=== Supplied material ===

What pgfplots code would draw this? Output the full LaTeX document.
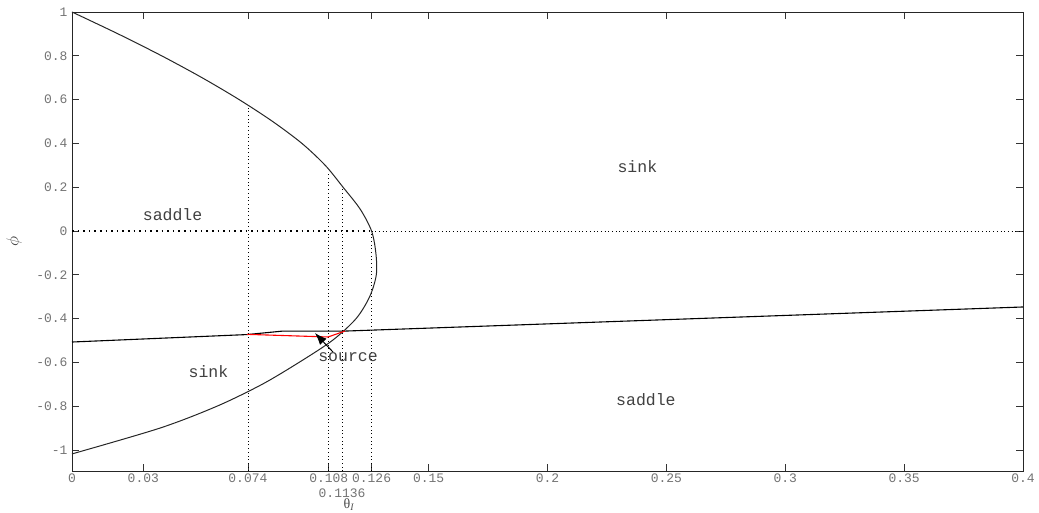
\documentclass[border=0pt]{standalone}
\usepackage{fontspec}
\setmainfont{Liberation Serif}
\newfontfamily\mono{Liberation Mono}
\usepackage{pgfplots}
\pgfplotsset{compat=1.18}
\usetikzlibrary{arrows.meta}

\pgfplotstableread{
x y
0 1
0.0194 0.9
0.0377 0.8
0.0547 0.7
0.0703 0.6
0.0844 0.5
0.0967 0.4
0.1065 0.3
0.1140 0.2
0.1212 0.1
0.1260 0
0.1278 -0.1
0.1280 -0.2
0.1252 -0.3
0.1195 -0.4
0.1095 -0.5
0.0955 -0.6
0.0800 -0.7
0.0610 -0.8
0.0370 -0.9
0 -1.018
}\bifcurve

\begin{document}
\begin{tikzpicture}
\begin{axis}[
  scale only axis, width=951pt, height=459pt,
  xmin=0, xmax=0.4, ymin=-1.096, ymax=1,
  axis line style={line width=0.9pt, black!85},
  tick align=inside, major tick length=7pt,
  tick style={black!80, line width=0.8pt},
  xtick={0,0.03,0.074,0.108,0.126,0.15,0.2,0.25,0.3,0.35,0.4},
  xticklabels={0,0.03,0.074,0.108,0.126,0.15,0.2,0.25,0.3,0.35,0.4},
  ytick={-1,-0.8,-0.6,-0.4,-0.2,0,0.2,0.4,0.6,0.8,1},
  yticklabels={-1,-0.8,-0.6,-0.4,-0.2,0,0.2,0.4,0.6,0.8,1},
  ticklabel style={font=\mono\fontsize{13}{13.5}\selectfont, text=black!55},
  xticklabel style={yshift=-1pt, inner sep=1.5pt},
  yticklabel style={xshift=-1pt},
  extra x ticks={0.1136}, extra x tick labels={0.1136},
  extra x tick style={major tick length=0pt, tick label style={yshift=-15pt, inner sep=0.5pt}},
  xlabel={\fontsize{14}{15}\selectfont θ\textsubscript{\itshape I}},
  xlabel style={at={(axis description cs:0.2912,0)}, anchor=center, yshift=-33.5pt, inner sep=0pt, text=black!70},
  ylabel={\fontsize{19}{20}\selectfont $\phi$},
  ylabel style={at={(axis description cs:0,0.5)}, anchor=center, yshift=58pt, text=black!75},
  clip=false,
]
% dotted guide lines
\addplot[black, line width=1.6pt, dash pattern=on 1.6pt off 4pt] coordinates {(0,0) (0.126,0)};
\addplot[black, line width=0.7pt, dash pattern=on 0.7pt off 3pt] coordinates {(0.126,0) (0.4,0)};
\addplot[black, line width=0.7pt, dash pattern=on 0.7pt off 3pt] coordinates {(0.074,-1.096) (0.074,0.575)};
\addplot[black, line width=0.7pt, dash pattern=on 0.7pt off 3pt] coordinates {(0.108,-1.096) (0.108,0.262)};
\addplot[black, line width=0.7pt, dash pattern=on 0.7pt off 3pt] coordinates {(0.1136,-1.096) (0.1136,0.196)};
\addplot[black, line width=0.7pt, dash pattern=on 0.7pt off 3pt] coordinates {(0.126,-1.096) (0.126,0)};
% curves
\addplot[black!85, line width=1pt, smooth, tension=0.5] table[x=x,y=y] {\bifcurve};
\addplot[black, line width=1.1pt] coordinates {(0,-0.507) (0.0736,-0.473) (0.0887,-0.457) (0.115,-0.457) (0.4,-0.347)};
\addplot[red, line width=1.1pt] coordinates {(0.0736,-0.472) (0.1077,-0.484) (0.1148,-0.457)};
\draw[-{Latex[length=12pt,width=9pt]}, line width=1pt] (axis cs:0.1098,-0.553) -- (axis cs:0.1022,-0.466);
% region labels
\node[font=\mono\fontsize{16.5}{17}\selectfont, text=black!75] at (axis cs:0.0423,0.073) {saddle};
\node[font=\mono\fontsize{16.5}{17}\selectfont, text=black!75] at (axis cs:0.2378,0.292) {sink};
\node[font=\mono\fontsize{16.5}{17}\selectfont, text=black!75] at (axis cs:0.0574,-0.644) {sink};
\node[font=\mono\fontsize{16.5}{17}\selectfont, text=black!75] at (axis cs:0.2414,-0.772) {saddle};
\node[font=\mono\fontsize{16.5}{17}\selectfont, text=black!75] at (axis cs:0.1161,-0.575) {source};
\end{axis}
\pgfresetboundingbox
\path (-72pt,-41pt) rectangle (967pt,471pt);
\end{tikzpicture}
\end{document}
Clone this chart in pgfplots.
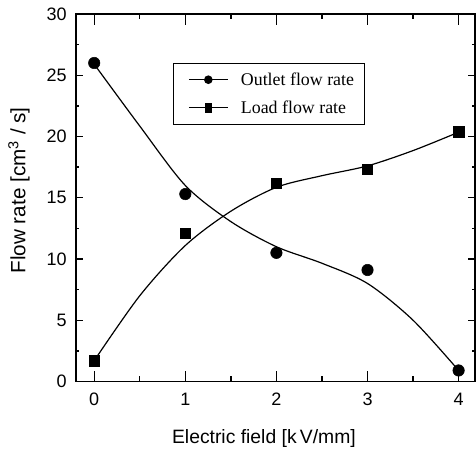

===

What to do: Tally the lines containing "draw". Provide the number without any other words.

Output for this exercise: 2